I recognize that plenty of people have misgivings about Barack Obama. I recognize that he’s a politician. He seems young and he talks a good line. (But if you need to be reminded of our current Orator-in-Chief, click this YouTube link.) And is he electable? Here is a clue. There is an old expression about whether something “plays in Peoria.” That is, will it go over in Middle America, using the most normal place in the universe as a bellwether? I called the Peoria County Clerk the other day and learned that when he ran for the U.S. Senate in 2004, Obama got 65% of the vote in that county and 70% overall in Illinois. Remember that one fact when you’re listening to poll results in this election.
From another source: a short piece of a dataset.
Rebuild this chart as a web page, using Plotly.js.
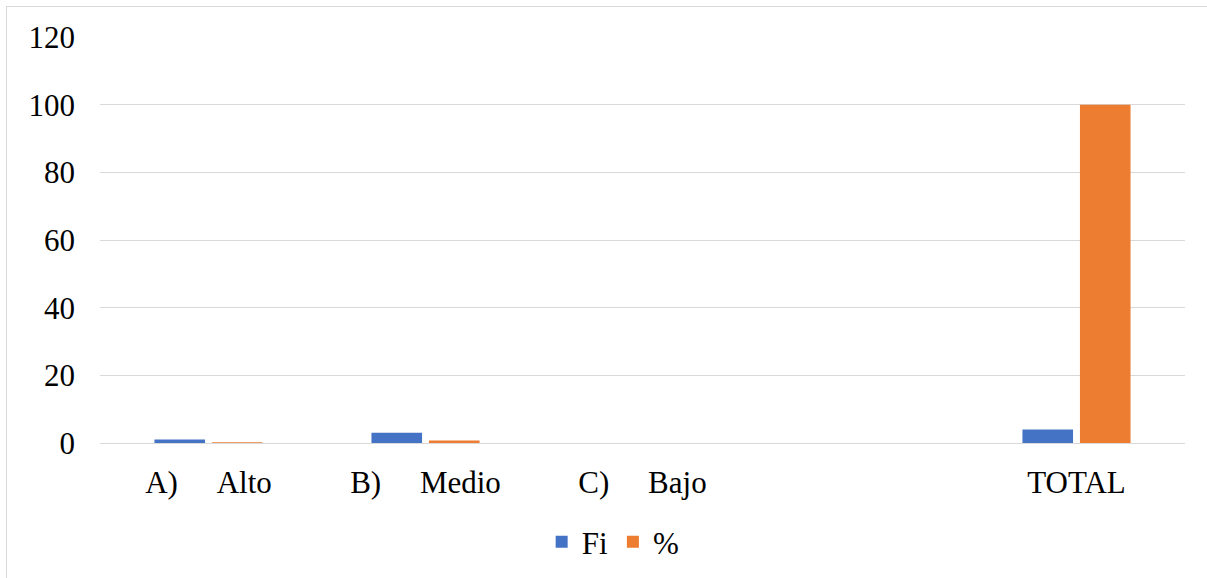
<!DOCTYPE html>
<html>
<head>
<meta charset="utf-8">
<script src="https://cdn.plot.ly/plotly-3.0.1.min.js"></script>
<style>
html,body{margin:0;padding:0;background:#fff;}
#frame{position:absolute;left:6px;top:6px;width:1210px;height:590px;border-left:1px solid #d9d9d9;border-top:1px solid #d9d9d9;}
#chart{position:absolute;left:0;top:0;width:1207px;height:578px;}
</style>
</head>
<body>
<div id="frame"></div>
<div id="chart"></div>
<script>
var NB = '\u00a0';
var categories = ['A)' + NB.repeat(5) + 'Alto', 'B)' + NB.repeat(5) + 'Medio', 'C)' + NB.repeat(5) + 'Bajo', NB, 'TOTAL'];
var fiValues = [1, 3, 0, null, 4];
var pctValues = [0.25, 0.75, 0, null, 100];
var yTicks = [0, 20, 40, 60, 80, 100, 120];

var font = {family: 'Liberation Serif, Times New Roman, serif', size: 31, color: '#000'};

var data = [
  {type: 'bar', name: 'Fi', x: categories, y: fiValues, marker: {color: '#4472C4'}, hoverinfo: 'y'},
  {type: 'bar', name: '%', x: categories, y: pctValues, marker: {color: '#ED7D31'}, hoverinfo: 'y'}
];

var layout = {
  width: 1207, height: 578,
  margin: {l: 100, r: 22, t: 37, b: 135},
  paper_bgcolor: 'rgba(0,0,0,0)',
  plot_bgcolor: 'rgba(0,0,0,0)',
  font: font,
  barmode: 'group',
  bargap: 0.47,
  bargroupgap: 0.12,
  showlegend: true,
  legend: {orientation: 'h', xref: 'container', yref: 'container', x: 0.508, xanchor: 'center', y: 0.062, yanchor: 'middle', font: font, itemwidth: 30, traceorder: 'normal'},
  xaxis: {
    type: 'category', categoryorder: 'array', categoryarray: categories,
    showgrid: false, showline: true, linecolor: '#d9d9d9', linewidth: 1,
    ticks: '', tickfont: font, ticklabelstandoff: 12, zeroline: false, automargin: false
  },
  yaxis: {
    range: [0, 120], tickvals: yTicks, ticktext: yTicks.map(String),
    showgrid: true, gridcolor: '#d9d9d9', gridwidth: 1,
    zeroline: false, showline: false, ticks: '', tickfont: font, ticklabelstandoff: 24, automargin: false
  }
};

Plotly.newPlot('chart', data, layout, {displayModeBar: false, staticPlot: true});
</script>
</body>
</html>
I recognize it’s really hard to get excited about politics, and we have reasons to be deeply cynical. I am with you. I have been so disgusted that I’ve refused to vote since 1992. This time, I am interested because when I look at Barack Obama, I see a guy standing there who obviously has a soul, and I have not seen that on national television for quite a long time. That gets my attention.

There’s just one thing I just don’t understand about last night’s event in Denver — why were all those Democrats waving the Republican flag?